Some days ago, I took apart my SNES gamepad to connect it to an Arduino. And I was astonished by the fact how simple the electronics inside are. OK, I have to mention that those controllers were manufactured since 1990…
Basically, the gamepad consists only of 12 buttons, 2 resistors, 1 capacitor and 1 IC.
This Gamepad is a model SNSP-005, made in Japan. On the front side there are the Buttons A, B, X, Y, Start, Select as well as the digital D-Pad (Up, Down, Left, Right).

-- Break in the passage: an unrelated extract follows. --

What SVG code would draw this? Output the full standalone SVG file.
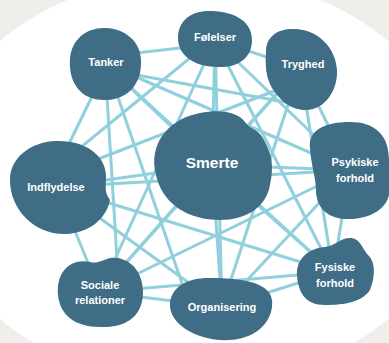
<svg xmlns="http://www.w3.org/2000/svg" width="389" height="343" viewBox="0 0 389 343">
<style>
.bg{fill:#efeeea}
.edge{stroke:#8fd0dc;stroke-width:3;fill:none}
.node{fill:#3f6d86}
.lbl{font-family:"Liberation Sans",Arial,sans-serif;font-weight:bold;font-size:11px;fill:#ffffff;text-anchor:middle}
.big{font-size:15.5px}
</style>
<rect class="bg" x="0" y="0" width="389" height="343"/>
<ellipse cx="194" cy="180" rx="264" ry="205" fill="#ffffff"/>
<g id="connectors">
<line class="edge" x1="110" y1="56" x2="215" y2="44"/>
<line class="edge" x1="120" y1="72" x2="290" y2="103"/>
<line class="edge" x1="104" y1="63" x2="350" y2="170"/>
<line class="edge" x1="104" y1="63" x2="212" y2="165"/>
<line class="edge" x1="100" y1="80" x2="66" y2="150"/>
<line class="edge" x1="106" y1="80" x2="118" y2="275"/>
<line class="edge" x1="112" y1="80" x2="186" y2="295"/>
<line class="edge" x1="104" y1="63" x2="333" y2="272"/>
<line class="edge" x1="215" y1="40" x2="300" y2="68"/>
<line class="edge" x1="215" y1="40" x2="350" y2="170"/>
<line class="edge" x1="215" y1="40" x2="212" y2="165"/>
<line class="edge" x1="212" y1="40" x2="75" y2="152"/>
<line class="edge" x1="215" y1="40" x2="100" y2="292"/>
<line class="edge" x1="215" y1="40" x2="222" y2="307"/>
<line class="edge" x1="215" y1="40" x2="333" y2="272"/>
<line class="edge" x1="300" y1="68" x2="350" y2="170"/>
<line class="edge" x1="300" y1="68" x2="212" y2="165"/>
<line class="edge" x1="290" y1="85" x2="80" y2="166"/>
<line class="edge" x1="300" y1="68" x2="100" y2="292"/>
<line class="edge" x1="300" y1="68" x2="222" y2="307"/>
<line class="edge" x1="300" y1="68" x2="333" y2="272"/>
<line class="edge" x1="350" y1="170" x2="212" y2="165"/>
<line class="edge" x1="350" y1="170" x2="57" y2="187"/>
<line class="edge" x1="350" y1="170" x2="100" y2="292"/>
<line class="edge" x1="350" y1="170" x2="222" y2="307"/>
<line class="edge" x1="350" y1="170" x2="333" y2="272"/>
<line class="edge" x1="212" y1="165" x2="57" y2="187"/>
<line class="edge" x1="212" y1="165" x2="100" y2="292"/>
<line class="edge" x1="212" y1="165" x2="222" y2="307"/>
<line class="edge" x1="212" y1="165" x2="333" y2="272"/>
<line class="edge" x1="57" y1="187" x2="100" y2="292"/>
<line class="edge" x1="57" y1="187" x2="222" y2="307"/>
<line class="edge" x1="57" y1="187" x2="333" y2="272"/>
<line class="edge" x1="100" y1="292" x2="222" y2="307"/>
<line class="edge" x1="100" y1="292" x2="333" y2="272"/>
<line class="edge" x1="222" y1="307" x2="333" y2="272"/>
</g>
<g id="tanker"><path class="node" d="M 70,58 C 72,38 88,27 106,28 C 124,29 140,40 141,60 C 142,82 130,99 106,100 C 82,101 68,84 70,58 Z"/><text class="lbl" x="106" y="66">Tanker</text></g>
<g id="foelelser"><path class="node" d="M 178,38 C 178,20 192,10 212,11 C 236,12 252,22 252,40 C 252,58 238,68 218,67 C 195,67 178,56 178,38 Z"/><text class="lbl" x="215" y="41">Følelser</text></g>
<g id="tryghed"><path class="node" d="M 266,52 C 266,36 278,28 296,29 C 318,30 336,48 337,70 C 338,90 325,110 306,110 C 290,110 280,100 272,88 C 266,78 265,65 266,52 Z"/><text class="lbl" x="303" y="68">Tryghed</text></g>
<g id="psykiske"><path class="node" d="M 310,148 C 308,130 325,122 350,122 C 375,122 389,135 389,160 L 389,195 C 385,212 365,220 345,219 C 328,218 316,208 316,190 C 316,178 311,165 310,148 Z"/><text class="lbl" x="355" y="166">Psykiske</text><text class="lbl" x="355" y="182">forhold</text></g>
<g id="smerte"><path class="node" d="M 155,170 C 150,140 172,118 200,113 C 220,109 238,112 245,122 C 250,130 258,128 264,140 C 272,155 274,165 270,185 C 266,208 245,220 220,220 C 190,220 160,205 155,170 Z"/><text class="lbl big" x="212" y="168">Smerte</text></g>
<g id="indflydelse"><path class="node" d="M 10,180 C 10,158 30,142 56,141 C 85,140 105,155 106,175 C 106,186 104,192 110,200 C 106,220 88,233 66,234 C 35,235 10,210 10,180 Z"/><text class="lbl" x="56" y="191">Indflydelse</text></g>
<g id="sociale"><path class="node" d="M 58,295 C 56,270 72,258 90,262 C 98,264 102,260 110,258 C 128,256 143,270 143,292 C 143,315 128,328 100,327 C 75,327 60,315 58,295 Z"/><text class="lbl" x="100" y="289">Sociale</text><text class="lbl" x="100" y="304">relationer</text></g>
<g id="organisering"><path class="node" d="M 170,303 C 172,285 190,277 212,278 C 240,278 270,282 272,300 C 274,318 260,338 230,340 C 200,342 168,325 170,303 Z"/><text class="lbl" x="222" y="311">Organisering</text></g>
<g id="fysiske"><path class="node" d="M 297,275 C 296,258 310,248 325,247 C 335,246 340,238 350,238 C 360,238 362,248 368,255 C 376,262 375,278 370,290 C 362,302 345,305 325,305 C 305,305 298,292 297,275 Z"/><text class="lbl" x="335" y="271">Fysiske</text><text class="lbl" x="335" y="287">forhold</text></g>
</svg>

There are also 2 shoulder buttons, which distinguishes the SNES controller from its older brother, the NES controller, which only has 8 buttons (A, B, Start, Select, Up, Down, Left, Right).

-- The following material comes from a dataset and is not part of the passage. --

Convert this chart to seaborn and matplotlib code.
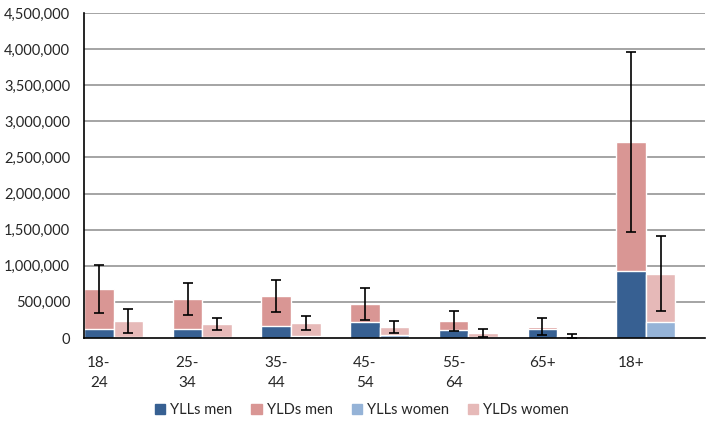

On the back there are the model number, the Nintendo logo and 5 screws (phillips heads), which have to be unscrewed to open up the controller’s case.
Teardown: The design
When all screws are removed, the back part of the controller’s case can easily be lifted off. Inside is the main PCB (in total, there are 3, but more about this later). It’s a single-sided PCB, the only part on the back of it is the internal connector for the connecting wire, which is held in place by 3 plastic posts to provide strain-relief.
The PCB itself isn’t screwed in place, it’s just held by the case. The PCB’s front side reveals its technology: From one of the connector’s pins, there are conductor paths leading to all 12 buttons, all over the PCB. Those buttons consist of 2 pads of conducting material (graphite?) on the PCB. When a button is pushed, a rubber membrane pushes another conducting pad down to connect the 2 pads on the PCB, closing the circuit.